Removing the annotation for reusing an existing SLB instance from a Service, which is service.beta.kubernetes.io/alibaba-cloud-loadbalancer-id: ${YOUR_LB_ID}.

The SLB instance becomes abnormal.

Add the annotation for reusing an existing SLB instance to the Service.

Note

You cannot directly change a Service that reuses an existing SLB instance to a Service that uses an automatically created SLB instance. You must re-create the Service.

Deleting an SLB instance created by ACK from the SLB console.

The cluster network may become abnormal.

Delete the SLB instance by deleting the Service. For more information, see Delete a Service.

Manually deleting the nginx-ingress-lb Service in the kube-system namespace when the Nginx Ingress Controller component is installed.

The Ingress Controller does not work correctly and may crash in severe cases.

Create a new Service with the same name using the following YAML.

apiVersion: v1
kind: Service
metadata:
  annotations:
  labels:
    app: nginx-ingress-lb
  name: nginx-ingress-lb
  namespace: kube-system
spec:
  externalTrafficPolicy: Local
  ports:
  - name: http
    port: 80
    protocol: TCP
    targetPort: 80
  - name: https
    port: 443
    protocol: TCP
    targetPort: 443
  selector:
    app: ingress-nginx
  type: LoadBalancer

Adding or modifying the nameserver option in the DNS configuration file /etc/resolv.conf on an ECS node.

If the configured DNS server is not configured properly, DNS resolution may fail. This affects the normal operation of the cluster.

If you want to use a self-managed DNS server as an upstream server, we recommend that you configure it on the CoreDNS side. For more information, see Configure an unmanaged CoreDNS component.

Modifying or deleting elastic network interfaces (ENIs) or Lingjun ENIs created by ACK.

The pod network is interrupted.

This operation cannot be reversed.

Modifying or deleting network-related CRDs.

podnetworkings.network.alibabacloud.com
podenis.network.alibabacloud.com
networkinterfaces.network.alibabacloud.com
nodes.network.alibabacloud.com
noderuntimes.network.alibabacloud.com
*.cilium.io
*.crd.projectcalico.org

The Terway component will not work. This may lead to network interruptions and pod abnormalities in severe cases.

This operation cannot be reversed.

Creating, modifying, or deleting network-related system CRs.

podenis.network.alibabacloud.com
networkinterfaces.network.alibabacloud.com
nodes.network.alibabacloud.com
noderuntimes.network.alibabacloud.com
*.cilium.io
*.crd.projectcalico.org

The Terway component will not work. This may lead to network interruptions and pod abnormalities in severe cases.

Delete the custom CR and re-create the associated pod.

Modifying or deleting fields that are not allowed to be modified in the Terway network configuration. For parameter declarations, see Customize Terway configurations.

The Terway component will not work.
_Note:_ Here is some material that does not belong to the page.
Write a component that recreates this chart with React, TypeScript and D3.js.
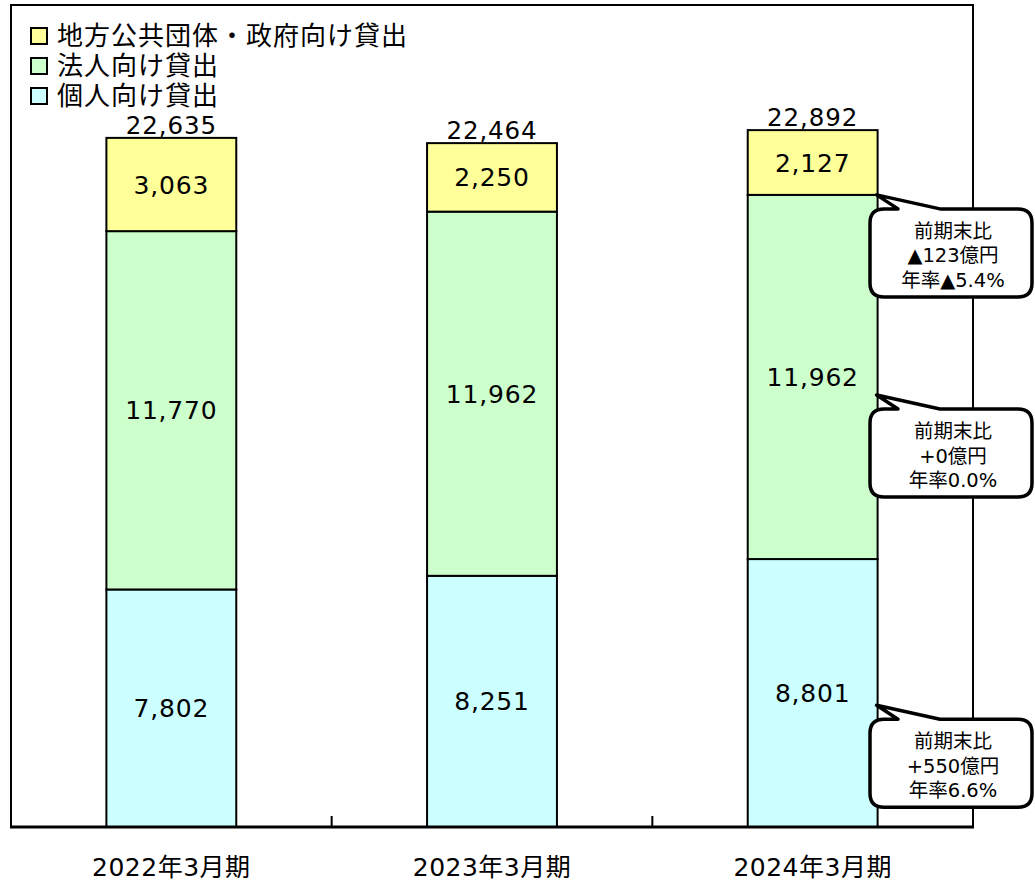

This may lead to network interruptions and pod abnormalities in severe cases.

Revert to the original configuration and restart the node.

Storage-related risky operations

Risky operation

Impact

Recovery solution

Manually detaching a cloud disk from the console.

Pod write operations report an I/O error.

Restart the pod and manually clean up mount point residuals on the node.

Running umount on the disk mount path on the node.

The pod writes to the local disk.

Restart the pod.

Directly operating on a cloud disk on the node.

The pod writes to the local disk.

This operation cannot be reversed.

Mounting the same cloud disk to multiple pods.

The pod writes to the local disk or reports an I/O error.

Ensure that one cloud disk is used by only one pod.

Important

Cloud disks are non-shared storage provided by Alibaba Cloud and can be mounted to only one pod at a time.

Manually deleting a NAS mount directory.

Pod write operations report an I/O error.

Restart the pod.

Deleting a NAS disk or mount target that is in use.

The pod experiences an I/O hang.

Restart the ECS node. For more information, see Restart an ECS instance.

Log-related risky operations

Risky operation

Impact

Recovery solution

Deleting the /tmp/ccs-log-collector/pos directory on the host.

Duplicate log collection.

This operation cannot be reversed. The files in this directory record the log collection positions.

Deleting the /tmp/ccs-log-collector/buffer directory on the host.

Log data loss.

This operation cannot be reversed. This directory is a cache file for logs that are waiting to be consumed.

Deleting the aliyunlogconfig CRD resource.

Log collection fails.

Re-create the deleted CRD and its corresponding resources. However, logs from the failure period cannot be recovered.

Deleting a CRD also deletes all its corresponding instances. Even if the CRD is recovered, you must manually create the deleted instances.

Deleting the log component.

Log collection fails.

Reinstall the log component and manually recover the aliyunlogconfig CRD instances. Logs from the deletion period cannot be recovered.

Deleting the log component is equivalent to deleting the aliyunlogconfig CRD and the Logtail collector. All log collection capabilities are lost during this period.